Education: Report Card
¶The 36-man New York State Committee for the White House Conference on Education issued its report on what it thinks the state must do in the years to come. By 1960 New York can expect an addition of some 713,000 students in all schools and colleges to the present total of 3,394,000. It will need at least 25,000 new classrooms, 51,000 public-school teachers, 10,000 college teachers. ¶Warned Editor Jonathan W. Daniels of the Raleigh News and Observer at the University of Kentucky's annual education conference: "The most tragic proposal ever made in a presumably intelligent land is that the South solve the great public problem of desegregation by putting an end to public educationindeed, to all education so far as the overwhelming majority of the people are concerned . . . The anger of those who propose such drastic remedies . . . should be understood, too, as something beyond secession from the Union. What they urge is secession from civilization . . . No land indeed has ever been so clearly warned by its own past as to the fatal futility of flight from intellectualism as the American South ... It is not doubtful, but a certainty, that a South which would determine to shut the doors of its schools would be ready also to close all the avenues of expression and enlightenment . . . Indeed, to a considerable extent, that is already happening."
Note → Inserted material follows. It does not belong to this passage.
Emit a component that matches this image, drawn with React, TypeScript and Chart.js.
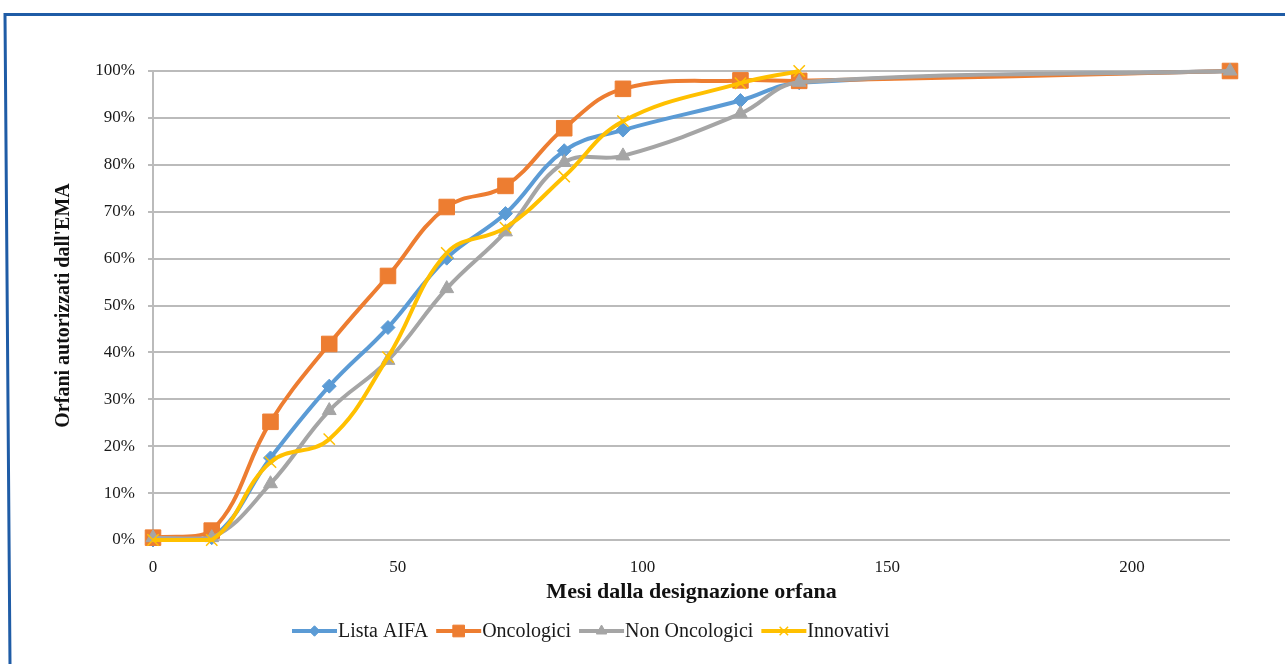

¶In memory of its famed alumnus, Sportswriter Grantland Rice ('01), Vanderbilt University announced that each year it will award a fat scholarship to the highschool student it thinks "the likeliest prospect in America to become a fine sportswriter." Financed by the Thoroughbred Racing Associations of the U.S., the scholarship will provide up to $1,800 for school expenses plus $500 for summer work in some phase of thoroughbred racing. Though Vanderbilt was not sure just how it would do the picking, it did make one stipulation: like Phi Bete Rice, the Rice of Tomorrow will take not journalism, but straight liberal arts.